Stated problem —
Every line below should be copied exactly; drop the pictures.

begin

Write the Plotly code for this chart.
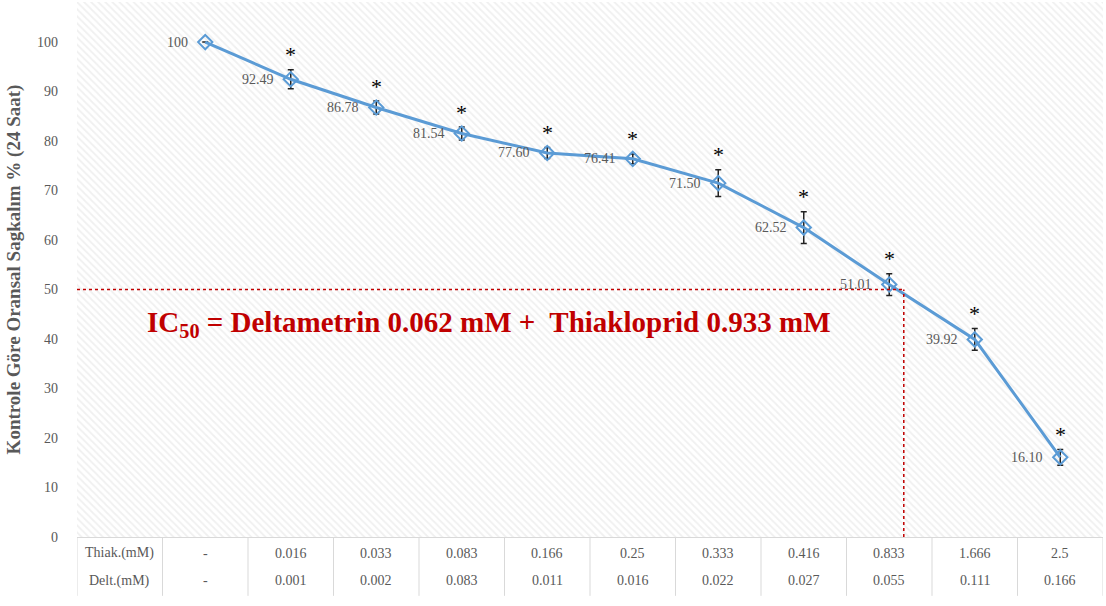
import plotly.graph_objects as go

# ---- data ----
thiak = ["-", "0.016", "0.033", "0.083", "0.166", "0.25", "0.333", "0.416", "0.833", "1.666", "2.5"]
delt = ["-", "0.001", "0.002", "0.083", "0.011", "0.016", "0.022", "0.027", "0.055", "0.111", "0.166"]
survival = [100, 92.49, 86.78, 81.54, 77.60, 76.41, 71.50, 62.52, 51.01, 39.92, 16.10]
errors = [0, 1.9, 1.3, 1.3, 1.1, 1.0, 2.7, 3.2, 2.2, 2.2, 1.6]
significant = [False, True, True, True, True, True, True, True, True, True, True]
row_labels = ["Thiak.(mM)", "Delt.(mM)"]
ic50_level = 50
ic50_pos = 8.17  # position of IC50 along the category axis
ic50_text = "IC<sub>50</sub> = Deltametrin 0.062 mM +  Thiakloprid 0.933 mM"

xs = list(range(len(survival)))
serif = "Liberation Serif"
gray = "#595959"
blue = "#5B9BD5"
YMAX = 108.1

fig = go.Figure()

# hatched background
bg_x = [-1] + xs
fig.add_trace(go.Bar(
    x=bg_x, y=[YMAX] * len(bg_x), width=1,
    marker=dict(color="white", line=dict(width=0),
                pattern=dict(shape="\\", fgcolor="#E2E2E2", bgcolor="white", size=5, solidity=0.35)),
    hoverinfo="skip", showlegend=False,
))

fig.add_trace(go.Scatter(
    x=xs, y=survival, mode="lines+markers",
    line=dict(color=blue, width=3),
    marker=dict(symbol="diamond-open", size=11, color=blue, line=dict(width=2, color=blue)),
    error_y=dict(type="data", array=errors, visible=True, color="#222222", thickness=1.5, width=3),
    showlegend=False,
))

ann = []
for x, v, e, s in zip(xs, survival, errors, significant):
    lab = f"{v:.2f}" if v != 100 else "100"
    ann.append(dict(x=x, y=v, xref="x", yref="y", text=lab, showarrow=False,
                    xanchor="right", yanchor="middle", xshift=-15,
                    font=dict(family=serif, size=14, color=gray)))
    if s:
        ann.append(dict(x=x, y=v + e, xref="x", yref="y", text="*", showarrow=False,
                        xanchor="center", yanchor="middle", yshift=15,
                        font=dict(family=serif, size=22, color="black")))

# table rows
row_y = [-0.03, -0.082]
for ry, rl, vals in zip(row_y, row_labels, [thiak, delt]):
    ann.append(dict(x=-1, y=ry, xref="x", yref="paper", text=rl, showarrow=False,
                    xanchor="center", yanchor="middle",
                    font=dict(family=serif, size=14, color=gray)))
    for x, t in zip(xs, vals):
        ann.append(dict(x=x, y=ry, xref="x", yref="paper", text=t, showarrow=False,
                        xanchor="center", yanchor="middle",
                        font=dict(family=serif, size=14, color=gray)))

ann.append(dict(x=-0.7, y=43, xref="x", yref="y", text=ic50_text, showarrow=False,
                xanchor="left", yanchor="middle",
                font=dict(family=serif, size=29, color="#C00000", weight="bold")))

shapes = []
for b in [-1.5] + [x + 0.5 for x in [-1] + xs]:
    shapes.append(dict(type="line", xref="x", yref="paper", x0=b, x1=b, y0=0, y1=-0.11,
                       line=dict(color="#D9D9D9", width=1)))
shapes.append(dict(type="line", xref="x", yref="y", x0=-1.5, x1=ic50_pos, y0=ic50_level, y1=ic50_level,
                   line=dict(color="#C00000", width=1.5, dash="dot")))
shapes.append(dict(type="line", xref="x", yref="y", x0=ic50_pos, x1=ic50_pos, y0=0, y1=ic50_level,
                   line=dict(color="#C00000", width=1.5, dash="dot")))

fig.update_layout(
    width=1106, height=606,
    margin=dict(l=77, r=3, t=2, b=69, autoexpand=False),
    paper_bgcolor="white", plot_bgcolor="white",
    annotations=ann, shapes=shapes, bargap=0,
    xaxis=dict(range=[-1.5, 10.5], tick0=-1.5, dtick=0.5, showticklabels=False,
               showgrid=True, gridcolor="#E3E3E3", gridwidth=2, zeroline=False,
               showline=True, linecolor="#D9D9D9", ticks="", automargin=False),
    yaxis=dict(range=[0, YMAX], tick0=0, dtick=10, showgrid=True, gridcolor="#E3E3E3", gridwidth=2,
               zeroline=False, showline=False, ticks="", ticklabelstandoff=18, automargin=False,
               tickfont=dict(family=serif, size=14, color=gray),
               title=dict(text="<b>Kontrole Göre Oransal Sagkalım % (24 Saat)</b>", standoff=11,
                          font=dict(family=serif, size=19, color=gray))),
)

fig.write_html("out.html", config={"displayModeBar": False},
               post_script="document.body.style.margin='0';")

end

Result of the exercise —
Write the Plotly code for this chart.
import plotly.graph_objects as go

# ---- data ----
thiak = ["-", "0.016", "0.033", "0.083", "0.166", "0.25", "0.333", "0.416", "0.833", "1.666", "2.5"]
delt = ["-", "0.001", "0.002", "0.083", "0.011", "0.016", "0.022", "0.027", "0.055", "0.111", "0.166"]
survival = [100, 92.49, 86.78, 81.54, 77.60, 76.41, 71.50, 62.52, 51.01, 39.92, 16.10]
errors = [0, 1.9, 1.3, 1.3, 1.1, 1.0, 2.7, 3.2, 2.2, 2.2, 1.6]
significant = [False, True, True, True, True, True, True, True, True, True, True]
row_labels = ["Thiak.(mM)", "Delt.(mM)"]
ic50_level = 50
ic50_pos = 8.17  # position of IC50 along the category axis
ic50_text = "IC<sub>50</sub> = Deltametrin 0.062 mM +  Thiakloprid 0.933 mM"

xs = list(range(len(survival)))
serif = "Liberation Serif"
gray = "#595959"
blue = "#5B9BD5"
YMAX = 108.1

fig = go.Figure()

# hatched background
bg_x = [-1] + xs
fig.add_trace(go.Bar(
    x=bg_x, y=[YMAX] * len(bg_x), width=1,
    marker=dict(color="white", line=dict(width=0),
                pattern=dict(shape="\\", fgcolor="#E2E2E2", bgcolor="white", size=5, solidity=0.35)),
    hoverinfo="skip", showlegend=False,
))

fig.add_trace(go.Scatter(
    x=xs, y=survival, mode="lines+markers",
    line=dict(color=blue, width=3),
    marker=dict(symbol="diamond-open", size=11, color=blue, line=dict(width=2, color=blue)),
    error_y=dict(type="data", array=errors, visible=True, color="#222222", thickness=1.5, width=3),
    showlegend=False,
))

ann = []
for x, v, e, s in zip(xs, survival, errors, significant):
    lab = f"{v:.2f}" if v != 100 else "100"
    ann.append(dict(x=x, y=v, xref="x", yref="y", text=lab, showarrow=False,
                    xanchor="right", yanchor="middle", xshift=-15,
                    font=dict(family=serif, size=14, color=gray)))
    if s:
        ann.append(dict(x=x, y=v + e, xref="x", yref="y", text="*", showarrow=False,
                        xanchor="center", yanchor="middle", yshift=15,
                        font=dict(family=serif, size=22, color="black")))

# table rows
row_y = [-0.03, -0.082]
for ry, rl, vals in zip(row_y, row_labels, [thiak, delt]):
    ann.append(dict(x=-1, y=ry, xref="x", yref="paper", text=rl, showarrow=False,
                    xanchor="center", yanchor="middle",
                    font=dict(family=serif, size=14, color=gray)))
    for x, t in zip(xs, vals):
        ann.append(dict(x=x, y=ry, xref="x", yref="paper", text=t, showarrow=False,
                        xanchor="center", yanchor="middle",
                        font=dict(family=serif, size=14, color=gray)))

ann.append(dict(x=-0.7, y=43, xref="x", yref="y", text=ic50_text, showarrow=False,
                xanchor="left", yanchor="middle",
                font=dict(family=serif, size=29, color="#C00000", weight="bold")))

shapes = []
for b in [-1.5] + [x + 0.5 for x in [-1] + xs]:
    shapes.append(dict(type="line", xref="x", yref="paper", x0=b, x1=b, y0=0, y1=-0.11,
                       line=dict(color="#D9D9D9", width=1)))
shapes.append(dict(type="line", xref="x", yref="y", x0=-1.5, x1=ic50_pos, y0=ic50_level, y1=ic50_level,
                   line=dict(color="#C00000", width=1.5, dash="dot")))
shapes.append(dict(type="line", xref="x", yref="y", x0=ic50_pos, x1=ic50_pos, y0=0, y1=ic50_level,
                   line=dict(color="#C00000", width=1.5, dash="dot")))

fig.update_layout(
    width=1106, height=606,
    margin=dict(l=77, r=3, t=2, b=69, autoexpand=False),
    paper_bgcolor="white", plot_bgcolor="white",
    annotations=ann, shapes=shapes, bargap=0,
    xaxis=dict(range=[-1.5, 10.5], tick0=-1.5, dtick=0.5, showticklabels=False,
               showgrid=True, gridcolor="#E3E3E3", gridwidth=2, zeroline=False,
               showline=True, linecolor="#D9D9D9", ticks="", automargin=False),
    yaxis=dict(range=[0, YMAX], tick0=0, dtick=10, showgrid=True, gridcolor="#E3E3E3", gridwidth=2,
               zeroline=False, showline=False, ticks="", ticklabelstandoff=18, automargin=False,
               tickfont=dict(family=serif, size=14, color=gray),
               title=dict(text="<b>Kontrole Göre Oransal Sagkalım % (24 Saat)</b>", standoff=11,
                          font=dict(family=serif, size=19, color=gray))),
)

fig.write_html("out.html", config={"displayModeBar": False},
               post_script="document.body.style.margin='0';")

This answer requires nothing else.